→ WHAT TO PRODUCE
Exactly reproduce the lines that run from the one containing "Output the Python" through the one containing "ax.axis('off')", ends included, with no pictures.

::::::

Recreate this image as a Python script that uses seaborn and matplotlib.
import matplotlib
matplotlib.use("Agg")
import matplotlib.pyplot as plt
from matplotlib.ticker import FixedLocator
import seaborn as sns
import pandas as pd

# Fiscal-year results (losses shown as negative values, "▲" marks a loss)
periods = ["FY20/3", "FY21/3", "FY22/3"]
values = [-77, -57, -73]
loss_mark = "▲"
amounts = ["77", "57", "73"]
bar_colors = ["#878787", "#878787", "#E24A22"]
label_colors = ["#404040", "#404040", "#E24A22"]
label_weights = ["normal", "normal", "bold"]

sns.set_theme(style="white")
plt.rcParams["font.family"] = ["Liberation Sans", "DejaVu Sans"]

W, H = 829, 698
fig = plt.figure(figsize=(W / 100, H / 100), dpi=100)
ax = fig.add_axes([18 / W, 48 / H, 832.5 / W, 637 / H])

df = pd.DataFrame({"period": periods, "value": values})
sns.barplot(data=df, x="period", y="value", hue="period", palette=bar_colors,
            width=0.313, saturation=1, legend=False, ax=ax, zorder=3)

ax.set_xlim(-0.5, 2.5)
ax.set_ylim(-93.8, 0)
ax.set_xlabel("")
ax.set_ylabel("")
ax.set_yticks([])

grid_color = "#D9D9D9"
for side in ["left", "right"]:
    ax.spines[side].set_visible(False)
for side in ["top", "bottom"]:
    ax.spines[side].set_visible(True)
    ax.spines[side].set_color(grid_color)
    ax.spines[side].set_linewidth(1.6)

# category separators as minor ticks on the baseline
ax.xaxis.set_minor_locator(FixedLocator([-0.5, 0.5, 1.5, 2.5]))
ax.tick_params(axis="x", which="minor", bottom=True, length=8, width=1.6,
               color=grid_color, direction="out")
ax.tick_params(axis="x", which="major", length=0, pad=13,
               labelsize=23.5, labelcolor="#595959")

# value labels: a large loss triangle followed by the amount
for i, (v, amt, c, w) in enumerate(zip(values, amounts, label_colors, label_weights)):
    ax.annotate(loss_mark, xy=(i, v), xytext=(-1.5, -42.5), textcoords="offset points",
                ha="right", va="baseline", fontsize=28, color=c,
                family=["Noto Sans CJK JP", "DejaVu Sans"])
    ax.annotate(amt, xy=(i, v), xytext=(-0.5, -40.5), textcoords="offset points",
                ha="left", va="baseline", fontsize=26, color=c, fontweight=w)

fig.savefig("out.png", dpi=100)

::::::

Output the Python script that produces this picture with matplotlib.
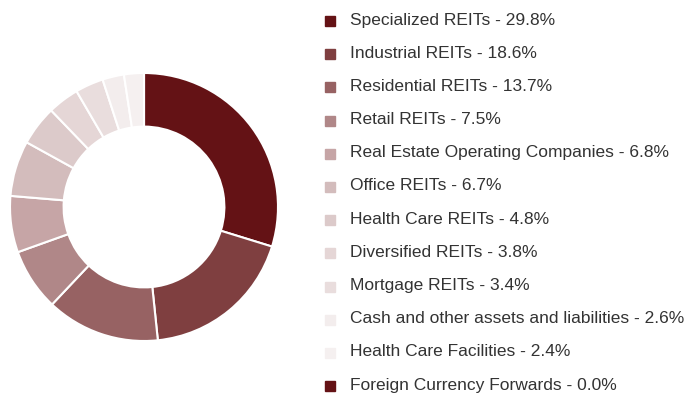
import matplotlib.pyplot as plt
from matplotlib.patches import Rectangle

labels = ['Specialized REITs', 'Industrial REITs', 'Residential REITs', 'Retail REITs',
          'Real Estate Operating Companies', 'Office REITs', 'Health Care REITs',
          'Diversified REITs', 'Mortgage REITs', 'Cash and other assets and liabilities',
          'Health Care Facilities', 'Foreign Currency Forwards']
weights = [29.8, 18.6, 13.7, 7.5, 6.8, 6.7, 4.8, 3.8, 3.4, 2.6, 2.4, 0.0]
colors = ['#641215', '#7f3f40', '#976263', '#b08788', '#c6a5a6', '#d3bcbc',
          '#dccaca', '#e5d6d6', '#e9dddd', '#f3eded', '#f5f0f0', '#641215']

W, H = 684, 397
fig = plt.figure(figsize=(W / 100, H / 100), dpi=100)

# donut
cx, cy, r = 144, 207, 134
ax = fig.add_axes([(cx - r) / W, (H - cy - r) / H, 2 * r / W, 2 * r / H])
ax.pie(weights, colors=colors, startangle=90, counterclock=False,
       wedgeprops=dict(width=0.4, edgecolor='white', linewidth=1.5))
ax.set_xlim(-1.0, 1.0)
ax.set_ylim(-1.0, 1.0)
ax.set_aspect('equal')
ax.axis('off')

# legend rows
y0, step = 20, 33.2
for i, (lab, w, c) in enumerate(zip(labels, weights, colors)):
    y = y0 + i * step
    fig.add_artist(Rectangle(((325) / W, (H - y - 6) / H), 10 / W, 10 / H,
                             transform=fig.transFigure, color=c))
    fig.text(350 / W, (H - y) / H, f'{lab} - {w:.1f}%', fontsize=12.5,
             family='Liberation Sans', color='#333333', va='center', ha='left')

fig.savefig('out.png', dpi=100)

::::::

→ REPLY
Output the Python script that produces this picture with matplotlib.
import matplotlib.pyplot as plt
from matplotlib.patches import Rectangle

labels = ['Specialized REITs', 'Industrial REITs', 'Residential REITs', 'Retail REITs',
          'Real Estate Operating Companies', 'Office REITs', 'Health Care REITs',
          'Diversified REITs', 'Mortgage REITs', 'Cash and other assets and liabilities',
          'Health Care Facilities', 'Foreign Currency Forwards']
weights = [29.8, 18.6, 13.7, 7.5, 6.8, 6.7, 4.8, 3.8, 3.4, 2.6, 2.4, 0.0]
colors = ['#641215', '#7f3f40', '#976263', '#b08788', '#c6a5a6', '#d3bcbc',
          '#dccaca', '#e5d6d6', '#e9dddd', '#f3eded', '#f5f0f0', '#641215']

W, H = 684, 397
fig = plt.figure(figsize=(W / 100, H / 100), dpi=100)

# donut
cx, cy, r = 144, 207, 134
ax = fig.add_axes([(cx - r) / W, (H - cy - r) / H, 2 * r / W, 2 * r / H])
ax.pie(weights, colors=colors, startangle=90, counterclock=False,
       wedgeprops=dict(width=0.4, edgecolor='white', linewidth=1.5))
ax.set_xlim(-1.0, 1.0)
ax.set_ylim(-1.0, 1.0)
ax.set_aspect('equal')
ax.axis('off')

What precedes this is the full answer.